When it is the other parent whose name appears in Step 4 follow these suggestions:

  1. When they talk to you, respond, don't react.
  2. Don't be pressured into responding too quickly. If necessary postpone the discussion until you are in control of your thoughts and can respond effectively.
  3. Listen to what is being said. Try to understand his/her point of view. Put yourself in their position.
  4. Be polite, even if the other parent is not.
  5. Watch the tone of your voice.
  6. Be willing to brainstorm possible solutions that might work for both of you.
  7. If you do all of the things above and it still hasn't worked, then don't forget that it is not your problem to solve and don't be afraid to stand your ground.

Finally, if it is your child's name who appears in Step 4, then keep these suggestions in mind:

  1. Follow the same steps above if your child's problem is with you. If it is with the other parent then:
  2. Try not to make it your problem. It should only become your problem if your child is totally incapable because of age or comprehension to assist in the problem solving process or if it involves issues of legally defined child abuse.
  3. Listen to your child's problem neutrally.
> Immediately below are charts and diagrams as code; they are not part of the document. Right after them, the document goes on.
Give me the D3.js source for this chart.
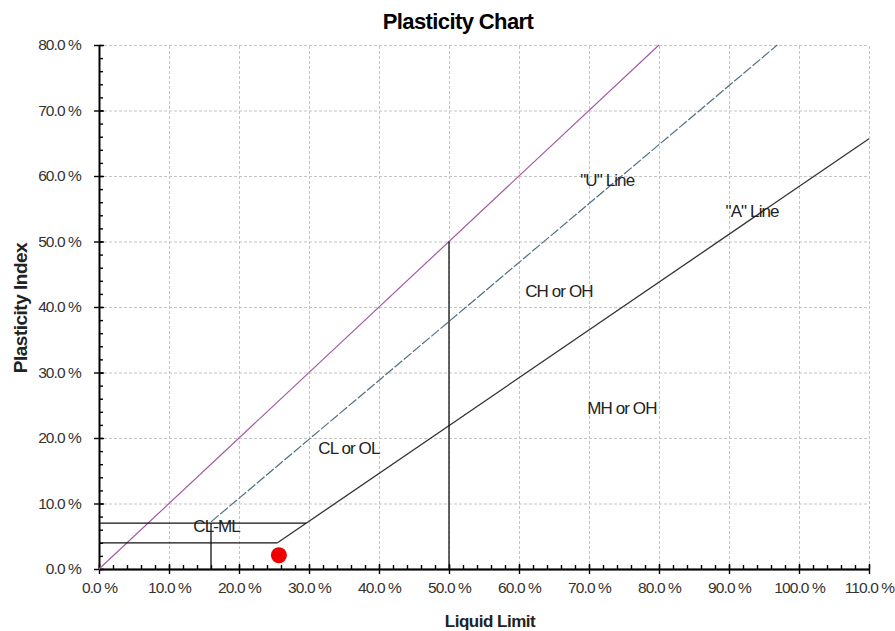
<!DOCTYPE html>
<html>
<head>
<meta charset="utf-8">
<script src="https://cdn.jsdelivr.net/npm/d3@7"></script>
<style>
  body { margin: 0; background: #fff; }
  svg { font-family: "Liberation Sans", Arial, sans-serif; }
  .grid line { stroke: #c4c4c4; stroke-dasharray: 3,2; }
  .grid path { display: none; }
  .axis path, .axis line { stroke: #000; stroke-width: 1.4; }
  .axis text { font-size: 15.5px; fill: #333; letter-spacing: -0.9px; }
  .note { font-size: 17px; fill: #222; letter-spacing: -0.9px; }
</style>
</head>
<body>
<figure id="chart" style="margin:0"></figure>
<script>
// axis ticks (percent)
const xMajor = [0, 10, 20, 30, 40, 50, 60, 70, 80, 90, 100, 110];
const yMajor = [0, 10, 20, 30, 40, 50, 60, 70, 80];
const xMinor = d3.range(0, 111, 2);
const yMinor = d3.range(0, 81, 2);

// chart lines as [liquid limit, plasticity index]
const diagonalLine = [[0, 0], [80, 80]];
const uLine = [[16, 7.2], [96.9, 80]];
const aLine = [[25.5, 4], [110, 65.7]];
const clmlTop = [[0, 7], [29.6, 7]];
const clmlBottom = [[0, 4], [25.5, 4]];
const clmlDivider = [[16, 0], [16, 7]];
const lowHighDivider = [[50, 0], [50, 50]];

// sample result
const samplePoint = [25.7, 2.1];

// zone labels
const noteText = ['"U" Line', '"A" Line', 'CH or OH', 'MH or OH', 'CL or OL', 'CL-ML'];
const noteLL = [72.6, 93.3, 65.7, 74.7, 35.7, 16.8];
const notePI = [58.5, 53.8, 41.5, 23.6, 17.5, 5.6];

const W = 895, H = 631;
const plotLeft = 99, plotRight = 869, plotTop = 45, plotBottom = 569;

const svg = d3.select("#chart").append("svg")
  .attr("width", W)
  .attr("height", H);

const x = d3.scaleLinear().domain([0, 110]).range([plotLeft, plotRight]);
const y = d3.scaleLinear().domain([0, 80]).range([plotBottom, plotTop]);

// gridlines
svg.append("g")
  .attr("class", "grid")
  .attr("transform", "translate(0," + plotBottom + ")")
  .call(d3.axisBottom(x).tickValues(xMajor.slice(1)).tickSize(-(plotBottom - plotTop)).tickFormat(""));
svg.append("g")
  .attr("class", "grid")
  .attr("transform", "translate(" + plotLeft + ",0)")
  .call(d3.axisLeft(y).tickValues(yMajor.slice(1)).tickSize(-(plotRight - plotLeft)).tickFormat(""));

const fmt = d => d.toFixed(1) + " %";

// x axis: minor inside, major crossing
svg.append("g").attr("class", "axis")
  .attr("transform", "translate(0," + plotBottom + ")")
  .call(d3.axisBottom(x).tickValues(xMinor).tickSize(-4).tickSizeOuter(0).tickFormat(""));
svg.append("g").attr("class", "axis")
  .attr("transform", "translate(0," + plotBottom + ")")
  .call(d3.axisBottom(x).tickValues(xMajor).tickSize(-5).tickSizeOuter(0).tickFormat(""));
svg.append("g").attr("class", "axis")
  .attr("transform", "translate(0," + plotBottom + ")")
  .call(d3.axisBottom(x).tickValues(xMajor).tickSize(5).tickSizeOuter(0).tickPadding(8).tickFormat(fmt));

// y axis
svg.append("g").attr("class", "axis")
  .attr("transform", "translate(" + plotLeft + ",0)")
  .call(d3.axisLeft(y).tickValues(yMinor).tickSize(-4).tickSizeOuter(0).tickFormat(""));
svg.append("g").attr("class", "axis")
  .attr("transform", "translate(" + plotLeft + ",0)")
  .call(d3.axisLeft(y).tickValues(yMajor).tickSize(-5).tickSizeOuter(0).tickFormat(""));
svg.append("g").attr("class", "axis")
  .attr("transform", "translate(" + plotLeft + ",0)")
  .call(d3.axisLeft(y).tickValues(yMajor).tickSize(5).tickSizeOuter(0).tickPadding(13).tickFormat(fmt));

const line = d3.line().x(d => x(d[0])).y(d => y(d[1]));

function drawLine(data, color, width, dash) {
  svg.append("path")
    .datum(data)
    .attr("d", line)
    .attr("fill", "none")
    .attr("stroke", color)
    .attr("stroke-width", width)
    .attr("stroke-dasharray", dash);
}

drawLine(diagonalLine, "#a35aa3", 1.2, null);
drawLine(uLine, "#4f6f80", 1.2, "10,2");
drawLine(aLine, "#333", 1.3, null);
drawLine(clmlTop, "#111", 1.3, null);
drawLine(clmlBottom, "#111", 1.3, null);
drawLine(clmlDivider, "#111", 1.3, null);
drawLine(lowHighDivider, "#111", 1.3, null);

// zone labels
svg.selectAll(".note")
  .data(noteText)
  .enter()
  .append("text")
  .attr("class", "note")
  .attr("x", (d, i) => x(noteLL[i]))
  .attr("y", (d, i) => y(notePI[i]))
  .attr("text-anchor", "middle")
  .text(d => d);

// sample point
svg.append("circle")
  .attr("cx", x(samplePoint[0]))
  .attr("cy", y(samplePoint[1]))
  .attr("r", 8)
  .attr("fill", "#ee0000");

// titles
svg.append("text")
  .attr("x", 458).attr("y", 29)
  .attr("text-anchor", "middle")
  .style("font-size", "22px").style("font-weight", "bold")
  .style("letter-spacing", "-0.6px")
  .text("Plasticity Chart");

svg.append("text")
  .attr("x", 490).attr("y", 627)
  .attr("text-anchor", "middle")
  .style("font-size", "17px").style("font-weight", "bold")
  .style("letter-spacing", "-0.5px")
  .style("fill", "#222")
  .text("Liquid Limit");

svg.append("text")
  .attr("transform", "translate(27,308) rotate(-90)")
  .attr("text-anchor", "middle")
  .style("font-size", "19px").style("font-weight", "bold")
  .style("letter-spacing", "-0.5px")
  .style("fill", "#222")
  .text("Plasticity Index");
</script>
</body>
</html>
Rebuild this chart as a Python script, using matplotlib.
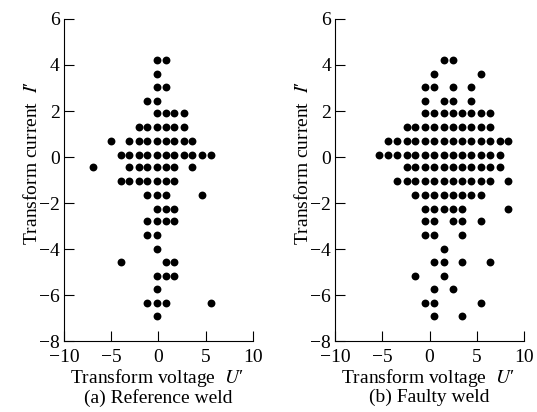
import numpy as np
import matplotlib
matplotlib.use("Agg")
import matplotlib.pyplot as plt

plt.rcParams['font.family'] = ['Liberation Serif', 'DejaVu Serif']
plt.rcParams['mathtext.fontset'] = 'stix'

# row heights (transform current I')
row_y = [4.2, 3.6, 3.05, 2.45, 1.9, 1.3, 0.7, 0.1, -0.45, -1.05,
         -1.65, -2.25, -2.8, -3.4, -4.0, -4.55, -5.15, -5.75, -6.35, -6.9]

# (a) reference weld: x positions per row
ref_x = [
    [-0.2, 0.8],
    [-0.2],
    [-0.2, 0.8],
    [-1.2, -0.2],
    [-0.2, 0.8, 1.7, 2.7],
    [-2.1, -1.2, -0.2, 0.8, 1.7, 2.7],
    [-5.0, -3.1, -2.1, -1.2, -0.2, 0.8, 1.7, 2.7, 3.6],
    [-4.0, -3.1, -2.1, -1.2, -0.2, 0.8, 1.7, 2.7, 3.6, 4.6, 5.6],
    [-6.9, -3.1, -2.1, -1.2, -0.2, 0.8, 1.7, 3.6],
    [-4.0, -3.1, -2.1, -1.2, -0.2, 0.8, 1.7],
    [-1.2, -0.2, 0.8, 4.6],
    [-0.2, 0.8, 1.7],
    [-1.2, -0.2, 0.8, 1.7],
    [-1.2, -0.2],
    [-0.2],
    [-4.0, 0.8, 1.7],
    [-0.2, 0.8, 1.7],
    [-0.2],
    [-1.2, -0.2, 0.8, 5.6],
    [-0.2],
]

# (b) faulty weld
fault_x = [
    [1.5, 2.5],
    [0.5, 5.4],
    [-0.5, 0.5, 2.5, 4.4],
    [-0.5, 1.5, 2.5, 4.4],
    [-0.5, 0.5, 1.5, 2.5, 3.4, 4.4, 5.4, 6.4],
    [-2.4, -1.5, -0.5, 0.5, 1.5, 2.5, 3.4, 4.4, 5.4, 6.4],
    [-4.4, -3.4, -2.4, -1.5, -0.5, 0.5, 1.5, 2.5, 3.4, 4.4, 5.4, 6.4, 7.4, 8.3],
    [-5.4, -4.4, -3.4, -2.4, -1.5, -0.5, 0.5, 1.5, 2.5, 3.4, 4.4, 5.4, 6.4, 7.4],
    [-2.4, -1.5, -0.5, 0.5, 1.5, 2.5, 3.4, 4.4, 5.4, 6.4, 7.4],
    [-3.4, -2.4, -1.5, -0.5, 0.5, 1.5, 2.5, 3.4, 4.4, 5.4, 6.4, 8.3],
    [-1.5, -0.5, 0.5, 1.5, 2.5, 3.4, 4.4, 5.4],
    [-0.5, 0.5, 1.5, 2.5, 3.4, 8.3],
    [-0.5, 0.5, 2.5, 3.4, 5.4],
    [-0.5, 0.5, 3.4],
    [1.5],
    [0.5, 1.5, 3.4, 6.4],
    [-1.5, 1.5],
    [0.5, 2.5],
    [-0.5, 0.5, 5.4],
    [0.5, 3.4],
]

xticks = [-10, -5, 0, 5, 10]
yticks = [-8, -6, -4, -2, 0, 2, 4, 6]
captions = ["(a) Reference weld", "(b) Faulty weld"]

fs = 14
fig = plt.figure(figsize=(5.37, 4.12), dpi=100)
ax_pos = [[0.119, 0.172, 0.352, 0.782], [0.624, 0.172, 0.352, 0.782]]

for pos, rows, cap in zip(ax_pos, [ref_x, fault_x], captions):
    ax = fig.add_axes(pos)
    xs, ys = [], []
    for y, xr in zip(row_y, rows):
        xs += xr
        ys += [y] * len(xr)
    ax.scatter(xs, ys, s=32, c='k', marker='o', linewidths=0)
    ax.set_xlim(-10, 10)
    ax.set_ylim(-8, 6)
    ax.set_xticks(xticks)
    ax.set_yticks(yticks)
    ax.spines['top'].set_visible(False)
    ax.spines['right'].set_visible(False)
    ax.tick_params(direction='in', length=7, labelsize=fs)
    ax.tick_params(axis='x', pad=6)
    ax.tick_params(axis='y', pad=3)
    for lbl in ax.get_yticklabels():
        lbl.set_va('center_baseline')
    ax.set_xlabel("Transform voltage  $U$\u2032", fontsize=fs)
    ax.xaxis.set_label_coords(0.49, -0.08)
    ax.set_ylabel("Transform current  $I$\u2032", fontsize=fs)
    ax.yaxis.set_label_coords(-0.122, 0.553)
    ax.text(0.5, -0.148, cap, transform=ax.transAxes, ha='center', va='top', fontsize=fs)

fig.savefig("out.png", dpi=100)
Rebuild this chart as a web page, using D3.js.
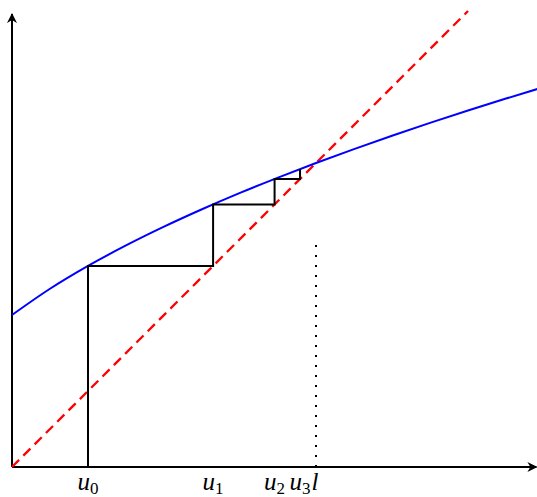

You can show empathy and at appropriate times even show sympathy, but you should not become their ally. It is not us against him/her.
  4. Don't forget that children can manipulate and be cautious about being taken in.
  5. Help them brainstorm. For instance:
  6. Have you thought about................

    What do you think would happen if you did.........

    I wonder if..............would work

  7. Be careful with advice. Sometimes your own bias will color your advice and that isn't necessarily helpful.
  8. Help them consider potential consequences to any proposed course of action. Sometimes, they too need to consider whether just letting it go is a better course.

These suggestions are easy to make and difficult to apply. You have to be willing to work at it. They are perhaps oversimplified here. In my role as Special Master or a Mediator, I am willing, if both of you want, to meet with you together and see if between the three of us, we can come up with some solutions that will help you create a better process for solving problems on your own.